RUN --mount=type=cache,target=/go/pkg/mod \
--mount=type=cache,target=/root/.cache/go-build \
CGO_ENABLED=0 go build -o /app/server .
# Cache pip downloads
FROM python:3.12-slim AS builder
RUN --mount=type=cache,target=/root/.cache/pip \
pip install -r requirements.txt
# Cache apt packages
FROM debian:bookworm-slim
RUN --mount=type=cache,target=/var/cache/apt \
--mount=type=cache,target=/var/lib/apt \
apt-get update && apt-get install -y curl
Reducing Layer Count and Size
Combine RUN Commands
# BAD: Each RUN creates a new layer
RUN apt-get update
RUN apt-get install -y curl wget git
RUN rm -rf /var/lib/apt/lists/*
# GOOD: Single layer with cleanup
RUN apt-get update && \
apt-get install -y --no-install-recommends \
curl \
wget \
git && \
rm -rf /var/lib/apt/lists/*
The --no-install-recommends flag prevents apt from installing suggested packages, which can save hundreds of megabytes.
Remove Build Dependencies in the Same Layer
# BAD: Build deps persist in a previous layer even if you remove them later
RUN apt-get install -y gcc python3-dev
RUN pip install -r requirements.txt
RUN apt-get remove -y gcc python3-dev # Still in the image!
# GOOD: Install, use, and remove in one layer
RUN apt-get update && \
apt-get install -y --no-install-recommends gcc python3-dev && \
pip install --no-cache-dir -r requirements.txt && \
apt-get purge -y gcc python3-dev && \
apt-get autoremove -y && \
rm -rf /var/lib/apt/lists/*
Image Size Comparison: Real-World Results
Here are actual size comparisons for a typical web application across different optimization levels:
| Optimization Level | Node.js | Python | Go | Java |
|---|---|---|---|---|
| Unoptimized (full base) | 1.1 GB | 1.0 GB | 800 MB | 800 MB |
| Slim base image | 400 MB | 350 MB | 400 MB | 400 MB |
| Alpine base | 200 MB | 180 MB | 250 MB | 200 MB |
| Multi-stage + Alpine | 130 MB | 120 MB | 15 MB | 200 MB |
| Multi-stage + distroless | 120 MB | 100 MB | 8 MB | 220 MB |
| Multi-stage + scratch | N/A | N/A | 6 MB | N/A |
Analyzing Image Size
Use these tools to understand what is consuming space in your images:
# Show image size
docker images my-app
# Show layer sizes
docker history my-app:latest
# Detailed layer analysis with dive
# https://github.com/wagoodman/dive
docker run --rm -it \
-v /var/run/docker.sock:/var/run/docker.sock \
wagoodman/dive:latest my-app:latest
# Compare two images
docker images --format "{{.Repository}}:{{.Tag}} {{.Size}}" | sort -k2 -h
The dive tool is particularly useful. It shows you exactly which files are in each layer and highlights wasted space from files that were added and then removed in a later layer.

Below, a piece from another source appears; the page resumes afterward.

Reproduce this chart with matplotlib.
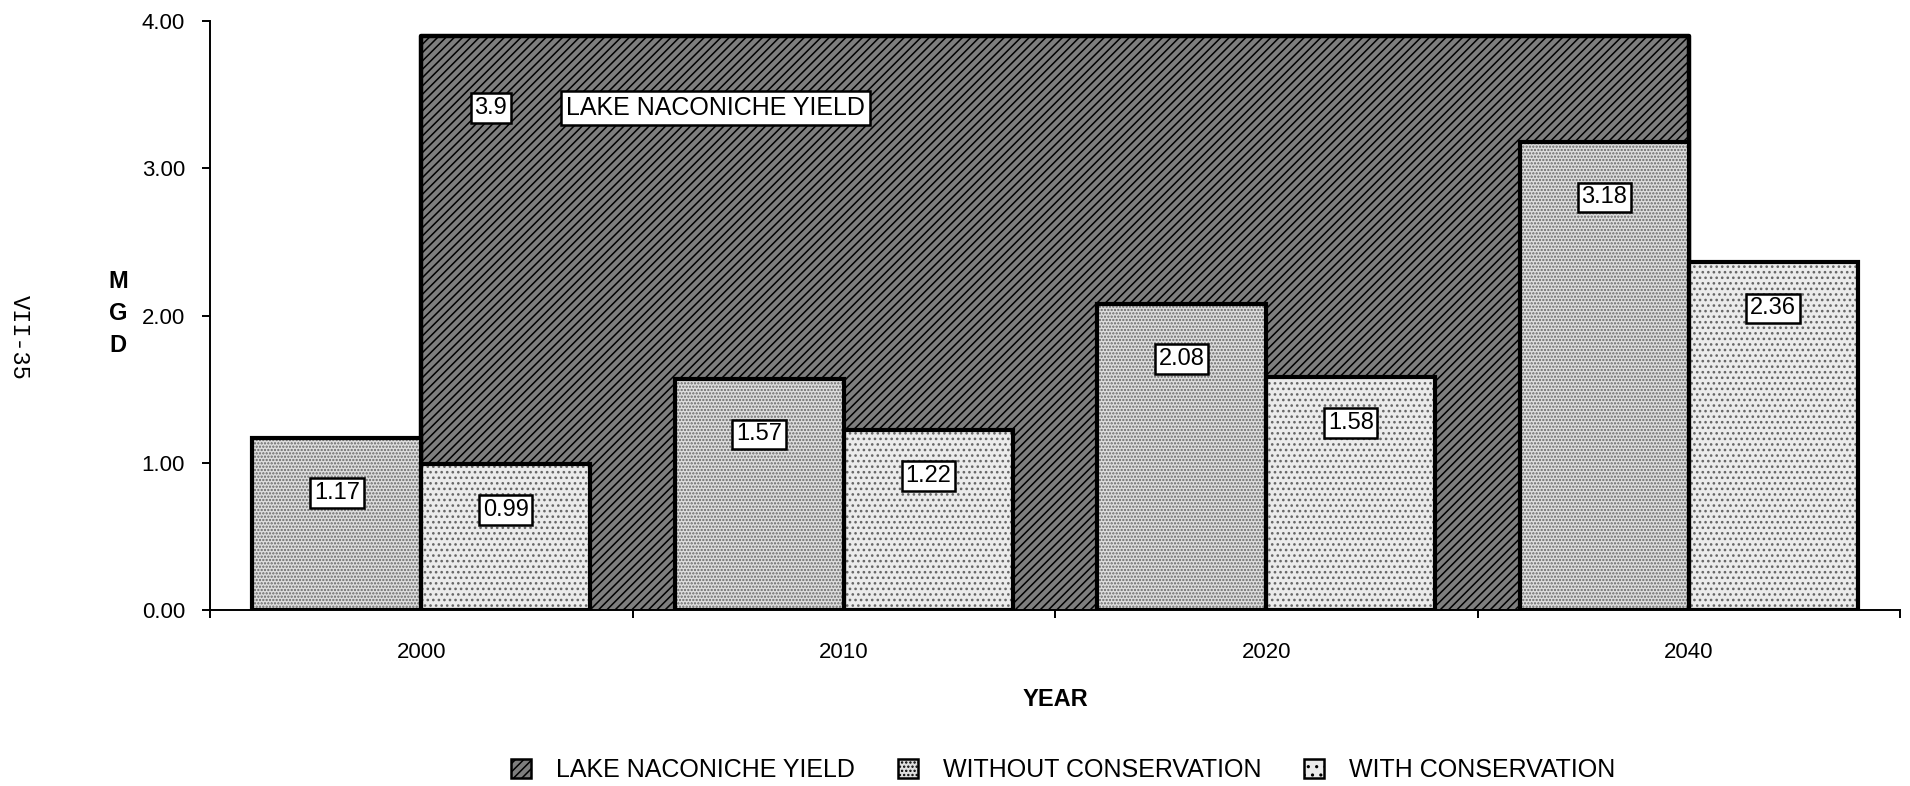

Security Benefits of Smaller Images
Smaller images are not just about performance — they are inherently more secure:
# Scan a full image vs a distroless image
$ trivy image node:20
# Total: 847 vulnerabilities (142 HIGH, 23 CRITICAL)

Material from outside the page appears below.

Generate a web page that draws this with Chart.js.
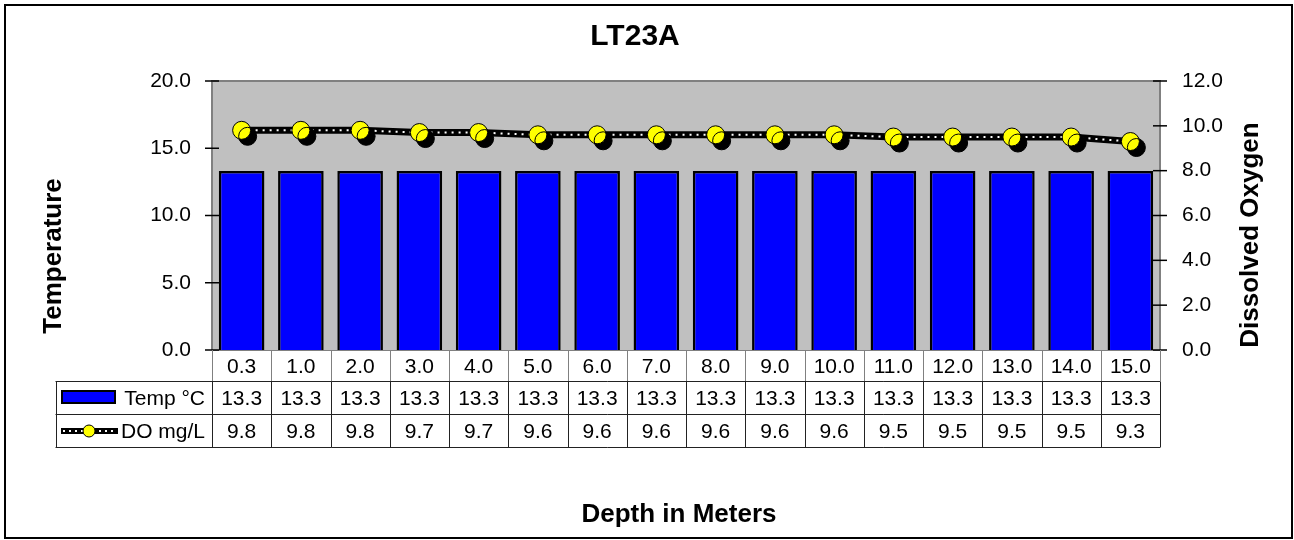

$ trivy image gcr.io/distroless/nodejs20-debian12
# Total: 12 vulnerabilities (2 HIGH, 0 CRITICAL)
# Fewer packages = fewer CVEs = less patching
Every package in your image is a potential entry point for attackers and a maintenance burden for patching. By removing unnecessary packages, you dramatically reduce both your vulnerability count and the frequency of required updates.
Optimization Checklist
- Create a comprehensive
.dockerignorefile - Use multi-stage builds to separate build and runtime
- Choose the smallest viable base image (alpine, slim, distroless)
- Order Dockerfile instructions for maximum cache hits (dependencies before source code)
- Combine RUN commands and clean up in the same layer
- Use
--no-install-recommendsfor apt and--no-cache-dirfor pip - Use BuildKit cache mounts for dependency downloads
- Strip debug symbols from compiled binaries
- Run as a non-root user (adds no size, improves security)
- Analyze with
diveto find hidden waste
Conclusion
Docker image optimization is one of the highest-ROI activities in container infrastructure. A few hours of Dockerfile improvements can save minutes on every build, seconds on every deployment, and gigabytes across your registry and hosts. Start with the easy wins (.dockerignore and multi-stage builds), then progress to smaller base images and layer optimization as needed.
The goal is not to achieve the absolute smallest image possible. It is to remove everything that does not serve your application. A 150 MB image that builds reliably and runs correctly is better than a 10 MB image that breaks because of missing system libraries. Optimize pragmatically, test thoroughly, and let the size reduction be a side effect of good container hygiene rather than an end in itself.